Yes indeedy. From now on all BMWs of a coupe-ish stature will be given even-number badges. Hence 6-Series, i8, X6. And next year the new two-door version of the 1-Series will get the 2-Series plate. Also a slope-roofed X3 derivative will be the X4. And so, replacing the 3-Series coupe, is **flashing lights...ladies and gentlemen...drum roll...please welcome......dry ice...** the FOUR series.
The 3-Series Coupe replaced? Can it be that time already?
As often with BMW, it's being renewed before most people had even noticed it needed it. It was still about the best thing out there if you wanted a two-door four-seat coupe at sub-exotic money. So the 4-series cannot be rubbish.
Well, being based on the current-gen 3-Series is good start, right?
No, it's a brilliant saloon. The thing is, will the 4-Series be a smart-looking two door style statement that drives with the refined ease of the 3 saloon, or will it be much sharper and sportier?
I'll do the questions... It looks good in pictures - what about on the road?
The sometimes gawky angularity of the outgoing 3 Coupe has given way to swisher surfaces and sleeker lines. It's obviously related to the 3 saloon, but this time it's actually wider as well as lower. The rear half's squat and strong-shouldered emphasis catch the light with immense confidence. A winner.
Indoors there's a areat driving position and controls of course, thanks to the same dash and front seats as a 3-series, though you sit a little lower.
But aren't coupes impractical?
Not this one. Two grownups will be OK in the back unless their heads are a long way from their backsides. Note only two of them though: there's no third rear perch at all. The boot's big and it can be extended by folding the split seat back.
Enough of this dreary rationality. How's it set up for driving?
The suspension is lowered, and re-worked to take advantage of the lower centre of gravity and wider track than the saloon. But I'm hardly spoiling the plot if I tell you straight off that it feels pretty much like a lightly tensed-up 3-saloon, not a hard and spicy sports car.
What's the range?
It kicks off with the 420i, then the 428i with performance reasonably close to the top-notch 435i, though the sound's not as sweet. On the diesel side it's 420d, 430d and 435d. And all-wheel-drive is available on most, a system designed to feel like 2WD until you're beyond the edge of grip.
And how does it get along?
We were in the classic six-cylinder rear-drive BMW, a 435i. All 306bhp of turbo straight-six goodness. It'll do 0-62 in 5.1 seconds. In the low and mid rev-range this is a sweet-sounding, muscular and largely lag-free motor. It swings to the 7000 redline like a natural, but we'd say the high-end could do with a little more music and sonic edge. The eight-speed automatic transmission is superbly quick-acting and smooth but, honestly, if you over paddle the thing it's easy to get lost among all those ratios. There's a manual, and it's a nice idea, but barely anyone will go for it. As we said, it's not quite that sort of car.

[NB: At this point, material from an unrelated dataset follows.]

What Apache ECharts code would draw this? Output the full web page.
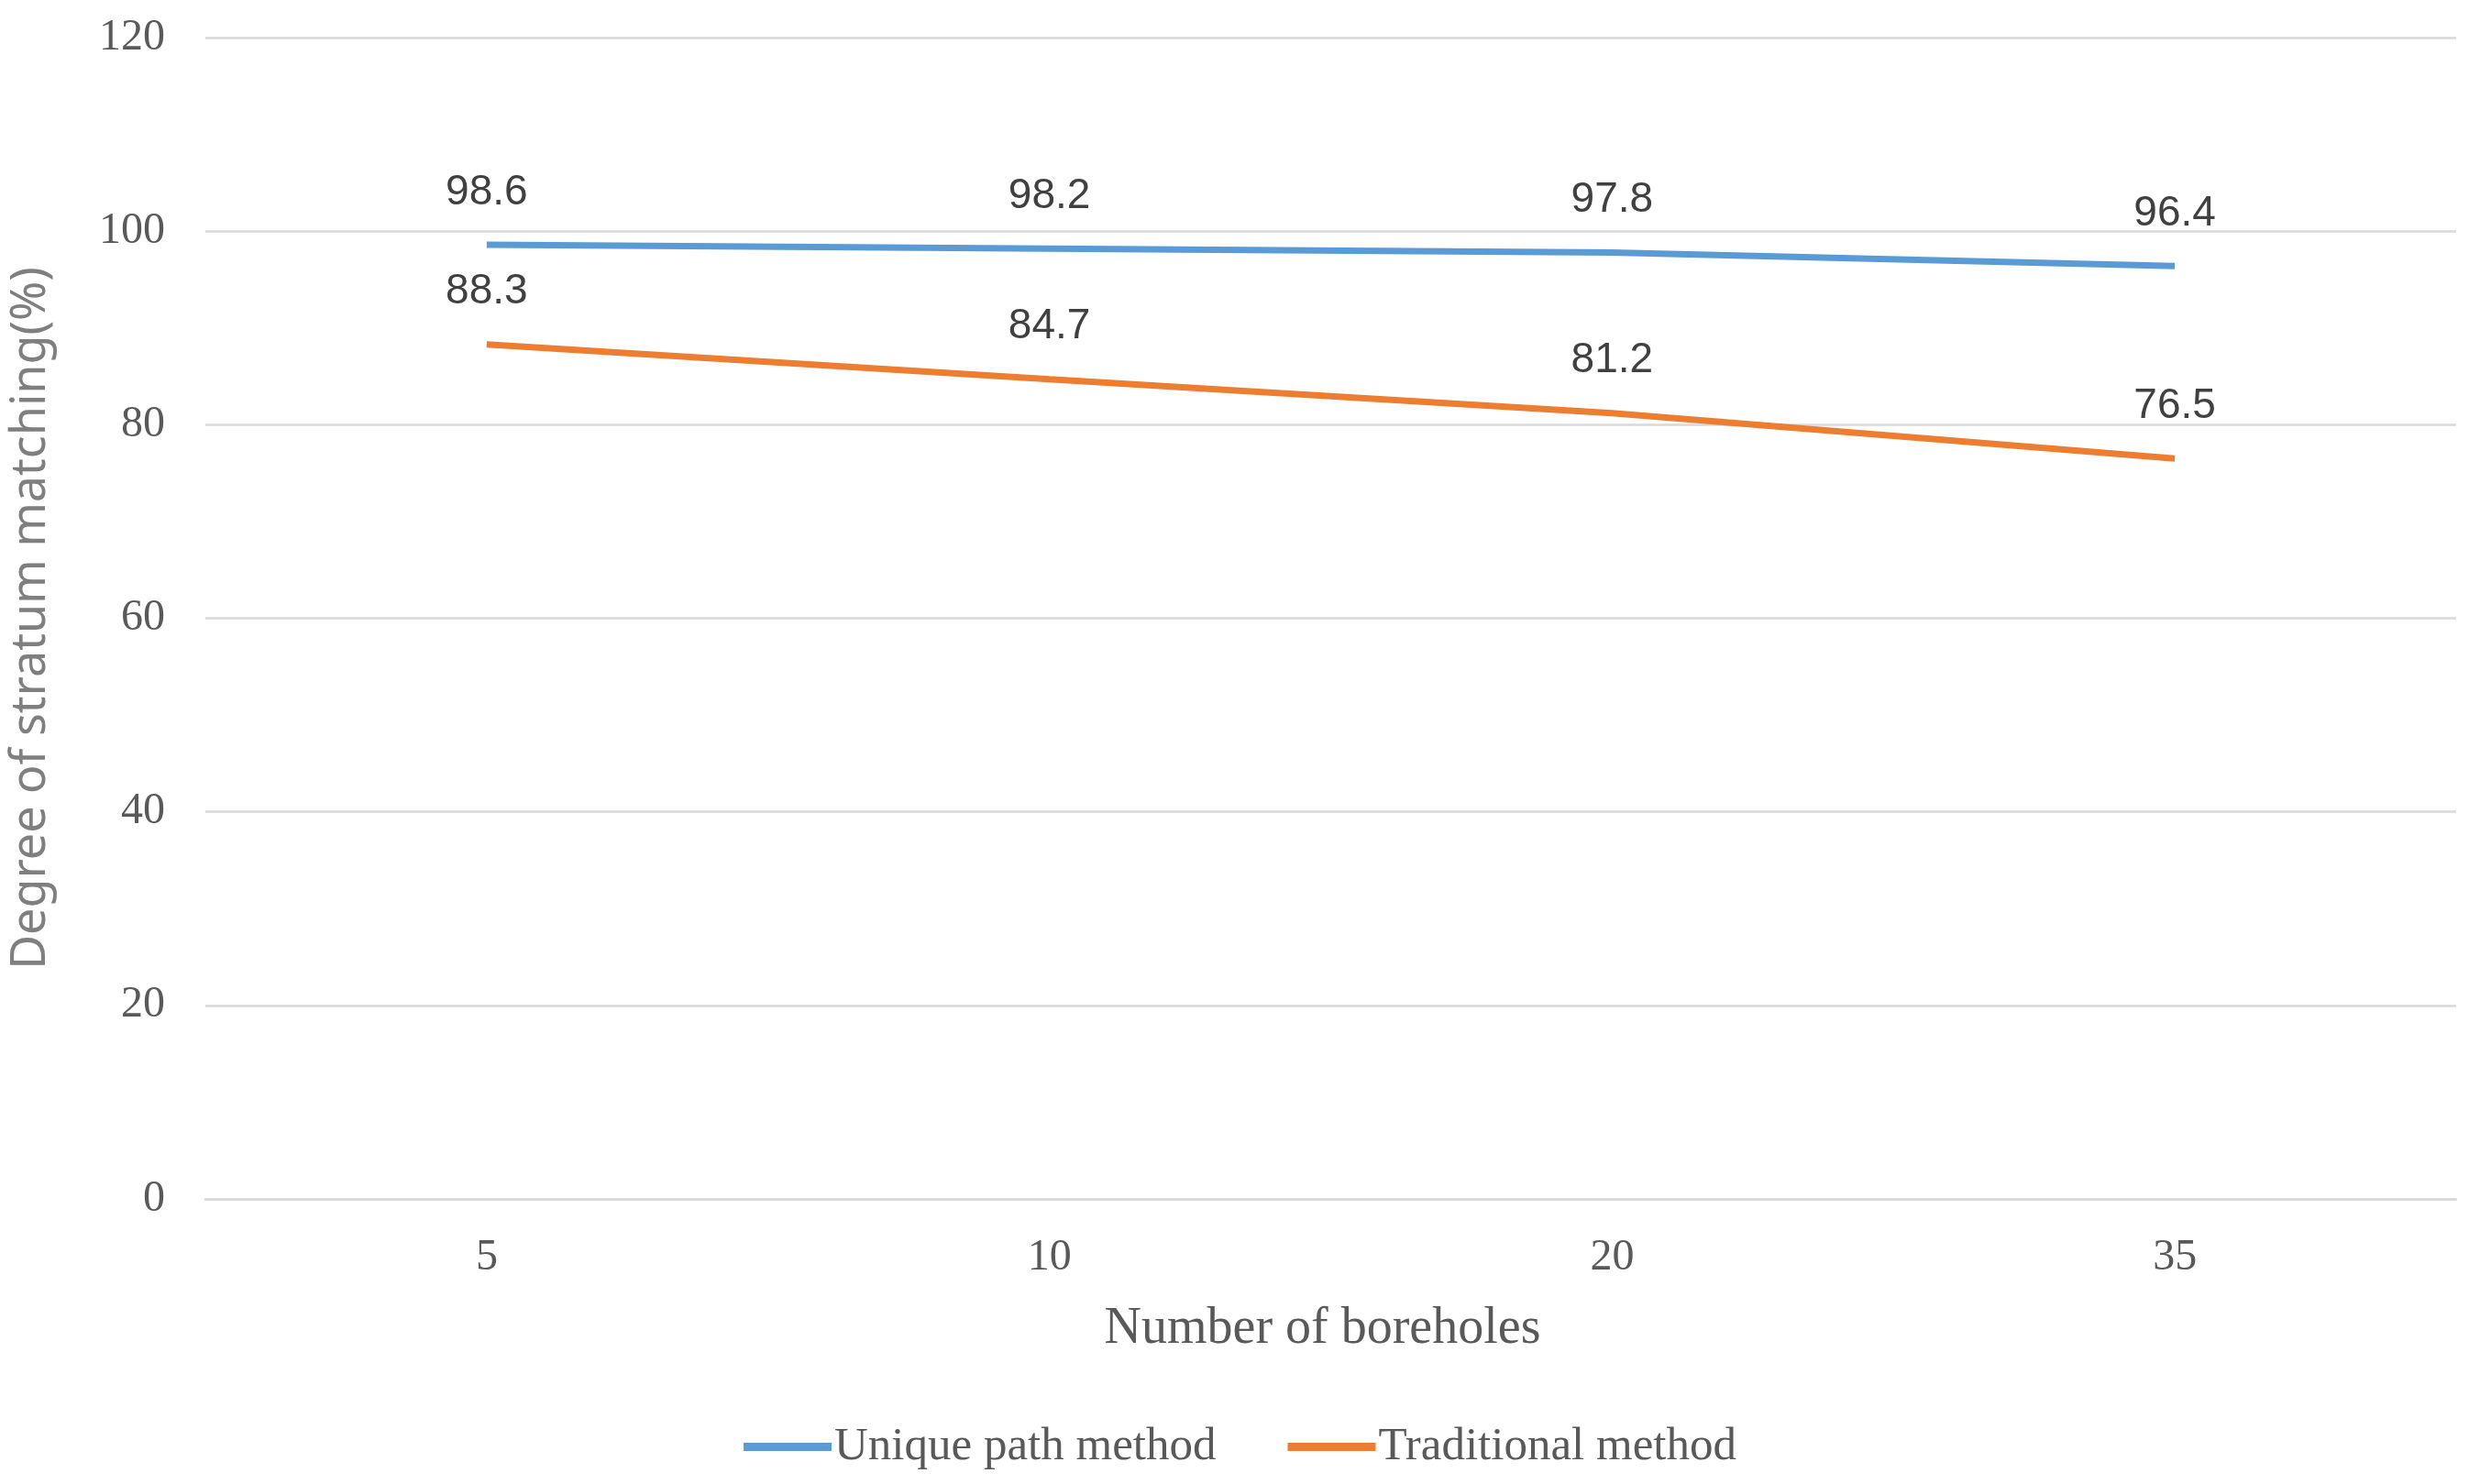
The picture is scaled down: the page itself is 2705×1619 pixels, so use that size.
<!DOCTYPE html>
<html>
<head>
<meta charset="utf-8">
<script src="https://cdn.jsdelivr.net/npm/echarts@6/dist/echarts.min.js"></script>
<style>
html,body{margin:0;padding:0;background:#fff;}
#chart{width:2705px;height:1619px;}
</style>
</head>
<body>
<div id="chart"></div>
<script>
const categories = ['5', '10', '20', '35'];
const uniquePath = [98.6, 98.2, 97.8, 96.4];
const traditional = [88.3, 84.7, 81.2, 76.5];
const seriesNames = ['Unique path method', 'Traditional method'];
const yTicks = { min: 0, max: 120, interval: 20 };

const serif = '"Liberation Serif", "Times New Roman", serif';
const sans = '"Liberation Sans", Arial, sans-serif';

const chart = echarts.init(document.getElementById('chart'));
const labelCfg = {
  show: true,
  position: 'top',
  distance: 34,
  fontFamily: sans,
  fontSize: 46,
  color: '#404040'
};
chart.setOption({
  animation: false,
  backgroundColor: '#ffffff',
  grid: { left: 216, right: 26, top: 41, bottom: 311, containLabel: false },
  legend: {
    data: seriesNames,
    left: 'center',
    top: 1548,
    icon: 'rect',
    itemWidth: 96,
    itemHeight: 9,
    itemGap: 78,
    textStyle: { fontFamily: serif, fontSize: 51, color: '#595959', padding: [0, 0, 0, -2] }
  },
  xAxis: {
    type: 'category',
    data: categories,
    boundaryGap: true,
    name: 'Number of boreholes',
    nameLocation: 'middle',
    nameGap: 114,
    nameTextStyle: { fontFamily: serif, fontSize: 56, color: '#595959', padding: [0, 18, 0, 0] },
    axisLine: { show: true, lineStyle: { color: '#d9d9d9', width: 2.5 } },
    axisTick: { show: false },
    axisLabel: { fontFamily: serif, fontSize: 48, color: '#595959', margin: 40 }
  },
  yAxis: {
    type: 'value',
    min: yTicks.min,
    max: yTicks.max,
    interval: yTicks.interval,
    name: 'Degree of stratum matching(%)',
    nameLocation: 'middle',
    nameGap: 164,
    nameTextStyle: { fontFamily: '"Noto Sans", sans-serif', fontSize: 52, color: '#7f7f7f' },
    axisLine: { show: false },
    axisTick: { show: false },
    axisLabel: { fontFamily: serif, fontSize: 48, color: '#595959', margin: 44 },
    splitLine: { show: true, lineStyle: { color: '#d9d9d9', width: 2.5 } }
  },
  series: [
    {
      name: seriesNames[0],
      type: 'line',
      data: uniquePath,
      showSymbol: true,
      symbol: 'circle',
      symbolSize: 0,
      lineStyle: { color: '#5b9bd5', width: 7 },
      itemStyle: { color: '#5b9bd5' },
      label: labelCfg
    },
    {
      name: seriesNames[1],
      type: 'line',
      data: traditional,
      showSymbol: true,
      symbol: 'circle',
      symbolSize: 0,
      lineStyle: { color: '#ed7d31', width: 7 },
      itemStyle: { color: '#ed7d31' },
      label: labelCfg
    }
  ]
});
</script>
</body>
</html>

So you're going to arrive at corners going smartly?
Yes, but that's fine. There's bags of grip, but it's also all about giving you an easy confidence. The steering is super-progressive and nicely weighted. The car turns by the exact amount you're expecting. They say the nose is more agile with the lighter four-pot 28i engine, but the 35i is still pretty happy to turn. It understeers a little to give you confidence, but there are plenty of rear-drivey options to change the attitude. The three-stage stability control is superbly calibrated in the middle half-off mode.
Any ride penalty?
They have given the three main chassis options - standard, adaptive and M-Sport - the same springs. The difference is damping. We drove the adaptive system. In comfort mode it rides really nicely until you go briskly on a heaving road, when it starts to float. Sport mode turns more sharply, but isn't adaptive enough - it's busy and jittery in a straight line even at slow speed. Other makers' adaptive systems can soften back for this circumstance, when you've absolutely no need of firm damping. So you soon get practiced at finding the comfort/sport switch without looking. That apart, a mighty impressive suspension setup.
It's a BMW. You're already talking about options. It must be naked as a skeleton without them.

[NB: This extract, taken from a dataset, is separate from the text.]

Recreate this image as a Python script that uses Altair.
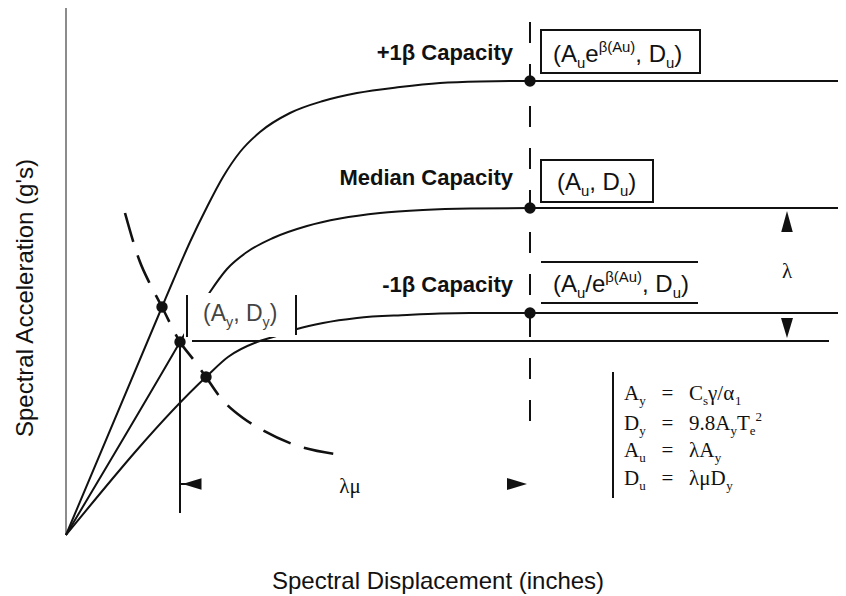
import altair as alt
import pandas as pd

# ---- schematic data (sd = spectral displacement units, sa = spectral acceleration units) ----
plus_sd = [0, 96, 107, 124, 141, 157, 174, 194, 224, 257, 291, 334, 374, 414, 464, 772]
plus_sa = [0, 228, 254, 293, 328, 358, 383, 403, 422, 434, 442, 448, 452, 453.5, 454, 454]

med_sd = [0, 114, 129, 144, 161, 181, 207, 241, 274, 314, 357, 404, 464, 772]
med_sa = [0, 193, 219, 243, 266, 283, 297, 309, 316.5, 322, 325, 326.5, 327, 327]

minus_sd = [0, 140, 162, 191, 207, 231, 257, 291, 341, 374, 404, 464, 772]
minus_sa = [0, 158, 178, 193, 198, 206, 212, 217, 220, 221.5, 222, 222, 222]

demand_sd = [59, 74, 84, 96, 114, 127, 140, 154, 177, 191, 229, 276]
demand_sa = [322, 273, 251, 228, 193, 176, 158, 138, 117, 108, 90, 80]

dot_sd = [96, 114, 140, 464, 464, 464]
dot_sa = [228, 193, 158, 454, 327, 222]

# capacity labels
cap_labels = ["+1β Capacity", "Median Capacity", "-1β Capacity"]
cap_sa = [475, 350, 243]
cap_sd = 447

XS = alt.Scale(domain=[-58, 772], nice=False, zero=False)
YS = alt.Scale(domain=[-59, 527], nice=False, zero=False)


def X(f="sd"):
    return alt.X(f"{f}:Q", scale=XS, axis=None)


def Y(f="sa"):
    return alt.Y(f"{f}:Q", scale=YS, axis=None)


# curves
rows = []
for name, xs, ys in [("plus", plus_sd, plus_sa), ("med", med_sd, med_sa), ("minus", minus_sd, minus_sa)]:
    for i, (a, b) in enumerate(zip(xs, ys)):
        rows.append({"curve": name, "ord": i, "sd": a, "sa": b})
curves_df = pd.DataFrame(rows)
demand_df = pd.DataFrame({"sd": demand_sd, "sa": demand_sa, "ord": range(len(demand_sd))})

curves = alt.Chart(curves_df).mark_line(interpolate="monotone", color="#111", strokeWidth=2).encode(
    x=X(), y=Y(), detail="curve:N", order="ord:Q")
demand = alt.Chart(demand_df).mark_line(interpolate="monotone", color="#111", strokeWidth=2.6,
                                        strokeDash=[30, 14]).encode(x=X(), y=Y(), order="ord:Q")

# frame lines
frame_df = pd.DataFrame({"sd": [0, 0], "sa": [530, 530], "sd2": [0, 780], "sa2": [0, 530]})
frame = alt.Chart(frame_df).mark_rule(color="#8c8c8c", strokeWidth=2).encode(
    x=X(), y=Y(), x2="sd2:Q", y2="sa2:Q")

# dashed vertical at ultimate displacement
dash_df = pd.DataFrame({"sd": [464], "sa": [513], "sd2": [464], "sa2": [102]})
dashed = alt.Chart(dash_df).mark_rule(color="#111", strokeWidth=2, strokeDash=[21, 21]).encode(
    x=X(), y=Y(), x2="sd2:Q", y2="sa2:Q")

# white mask behind the (Ay, Dy) label
mask_df = pd.DataFrame({"sd": [118], "sa": [242], "sd2": [230], "sa2": [198]})
mask = alt.Chart(mask_df).mark_rect(color="white").encode(x=X(), y=Y(), x2="sd2:Q", y2="sa2:Q")

# solid rules
rule_df = pd.DataFrame({
    "sd":  [126, 114, 121, 230, 547, 114, 475, 475],
    "sa":  [194, 194, 240, 240, 163, 51, 273, 232],
    "sd2": [763, 114, 121, 230, 547, 124, 632, 632],
    "sa2": [194, 22, 198, 200, 37, 51, 273, 232],
})
rules = alt.Chart(rule_df).mark_rule(color="#111", strokeWidth=2).encode(
    x=X(), y=Y(), x2="sd2:Q", y2="sa2:Q")

# boxes
box_df = pd.DataFrame({"sd": [475, 475], "sa": [505, 375], "sd2": [634, 587], "sa2": [462, 333]})
boxes = alt.Chart(box_df).mark_rect(fill="white", fillOpacity=0, stroke="#111", strokeWidth=2).encode(
    x=X(), y=Y(), x2="sd2:Q", y2="sa2:Q")

# dots and arrowheads
UP = "M0,-1L0.55,1L-0.55,1Z"
DOWN = "M0,1L0.6,-1L-0.6,-1Z"
LEFT = "M-1,0L1,-0.6L1,0.6Z"
RIGHT = "M1,0L-1,-0.6L-1,0.6Z"
pts = [{"sd": a, "sa": b, "shape": "circle", "sz": 130} for a, b in zip(dot_sd, dot_sa)]
pts += [
    {"sd": 721, "sa": 313.5, "shape": UP, "sz": 441},
    {"sd": 721, "sa": 207, "shape": DOWN, "sz": 400},
    {"sd": 126, "sa": 51, "shape": LEFT, "sz": 361},
    {"sd": 451, "sa": 51, "shape": RIGHT, "sz": 400},
]
points = alt.Chart(pd.DataFrame(pts)).mark_point(filled=True, color="#111", opacity=1).encode(
    x=X(), y=Y(), shape=alt.Shape("shape:N", scale=None), size=alt.Size("sz:Q", scale=None))

# ---- rich text (subscripts / superscripts) ----
NB = "\u00a0"
SANS_W = {"(": .333, ")": .333, "A": .667, "D": .722, "e": .556, ",": .278, " ": .278,
          "/": .278, "u": .556, "y": .5, "β": .575}
SERIF_W = {"A": .722, "D": .722, "C": .667, "T": .611, "=": .564, " ": .25, NB: .25,
           "9": .5, ".": .25, "8": .5, "/": .278, "y": .5, "s": .389, "u": .5, "e": .444,
           "1": .5, "2": .5, "γ": .45, "α": .55, "λ": .5, "μ": .55}


def layout(pieces, sd0, sa0, size, widths, color):
    out, x = [], sd0
    for txt, role in pieces:
        fs = size if role == "b" else round(size * 0.62, 1)
        off = 0 if role == "b" else (-0.25 * size if role == "sub" else 0.42 * size)
        stripped = txt.lstrip(" " + NB)
        lead = len(txt) - len(stripped)
        x += lead * widths.get(NB, 0.25) * fs
        out.append({"sd": x, "sa": sa0 + off, "t": stripped, "fs": fs, "c": color})
        x += sum(widths.get(ch, 0.55) for ch in stripped) * fs
    return out


EQ = " " * 3 + "=" + NB * 3
sans_rows = []
sans_rows += layout([("(A", "b"), ("u", "sub"), ("e", "b"), ("β(Au)", "sup"), (", D", "b"), ("u", "sub"), (")", "b")],
                    487, 473, 24, SANS_W, "#111")
sans_rows += layout([("(A", "b"), ("u", "sub"), (", D", "b"), ("u", "sub"), (")", "b")],
                    491, 345, 24, SANS_W, "#111")
sans_rows += layout([("(A", "b"), ("u", "sub"), ("/e", "b"), ("β(Au)", "sup"), (", D", "b"), ("u", "sub"), (")", "b")],
                    487, 243, 24, SANS_W, "#111")
sans_rows += layout([("(A", "b"), ("y", "sub"), (", D", "b"), ("y", "sub"), (")", "b")],
                    137, 214, 23, SANS_W, "#444")

serif_rows = []
serif_rows += layout([("A", "b"), ("y", "sub"), (EQ + "C", "b"), ("s", "sub"), ("γ/α", "b"), ("1", "sub")],
                     558, 135, 21, SERIF_W, "#111")
serif_rows += layout([("D", "b"), ("y", "sub"), (EQ + "9.8A", "b"), ("y", "sub"), ("T", "b"), ("e", "sub"), ("2", "sup")],
                     558, 105, 21, SERIF_W, "#111")
serif_rows += layout([("A", "b"), ("u", "sub"), (EQ + "λA", "b"), ("y", "sub")],
                     558, 78, 21, SERIF_W, "#111")
serif_rows += layout([("D", "b"), ("u", "sub"), (EQ + "λμD", "b"), ("y", "sub")],
                     558, 50, 21, SERIF_W, "#111")

sans_text = alt.Chart(pd.DataFrame(sans_rows)).mark_text(
    align="left", baseline="alphabetic", font="Liberation Sans").encode(
    x=X(), y=Y(), text="t:N", size=alt.Size("fs:Q", scale=None), color=alt.Color("c:N", scale=None))
serif_text = alt.Chart(pd.DataFrame(serif_rows)).mark_text(
    align="left", baseline="alphabetic", font="Liberation Serif").encode(
    x=X(), y=Y(), text="t:N", size=alt.Size("fs:Q", scale=None), color=alt.Color("c:N", scale=None))

sym_df = pd.DataFrame({"sd": [721, 284], "sa": [263, 48], "t": ["λ", "λμ"]})
sym_text = alt.Chart(sym_df).mark_text(
    align="center", baseline="middle", font="Liberation Serif", fontSize=21, color="#111").encode(
    x=X(), y=Y(), text="t:N")

cap_df = pd.DataFrame({"sd": [cap_sd] * 3, "sa": cap_sa, "t": cap_labels})
cap_text = alt.Chart(cap_df).mark_text(
    align="right", baseline="alphabetic", font="Liberation Sans", fontWeight="bold",
    fontSize=22, color="#111").encode(x=X(), y=Y(), text="t:N")

xt_df = pd.DataFrame({"sd": [372], "sa": [-47], "t": ["Spectral Displacement (inches)"]})
x_title = alt.Chart(xt_df).mark_text(
    align="center", baseline="middle", font="Liberation Sans", fontSize=24, color="#111").encode(
    x=X(), y=Y(), text="t:N")
yt_df = pd.DataFrame({"sd": [-40], "sa": [237], "t": ["Spectral Acceleration (g's)"]})
y_title = alt.Chart(yt_df).mark_text(
    align="center", baseline="middle", font="Liberation Sans", fontSize=24, angle=270, color="#111").encode(
    x=X(), y=Y(), text="t:N")

chart = alt.layer(
    frame, curves, demand, dashed, mask, rules, boxes, points,
    sans_text, serif_text, sym_text, cap_text, x_title, y_title,
).properties(
    width=830, height=586,
    autosize=alt.AutoSizeParams(type="none"),
    padding={"left": 0, "right": 0, "top": 0, "bottom": 0},
).configure_view(stroke=None)

chart.save("out.html", embed_options={"renderer": "svg", "actions": False})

Not too bad actually. Leather heated seats, xenon headlamps, LED rears, park radar, climate on all versions. Satnav on most models. But you might want to upgrade to the adaptive dampers, plus the bargain (£250) sport steering, and also sports seats, and better loudspeakers than standard. Beyond that you can add a range of connected services, and the head-up display, and driver aids, which are as good as anyone else's but expensive and inessential.
So, back to the question you impertinently asked earlier. Is it a real sports car or a smart-looking sporty car?
The latter. But a brilliant one, relaxing and well-built for the everyday grind, and immaculately resolved for recreational driving. Of course it could be sharper, louder, more stimulating and edgy. But BMW knows who'll be buying the 4-series, and is serving them on the button.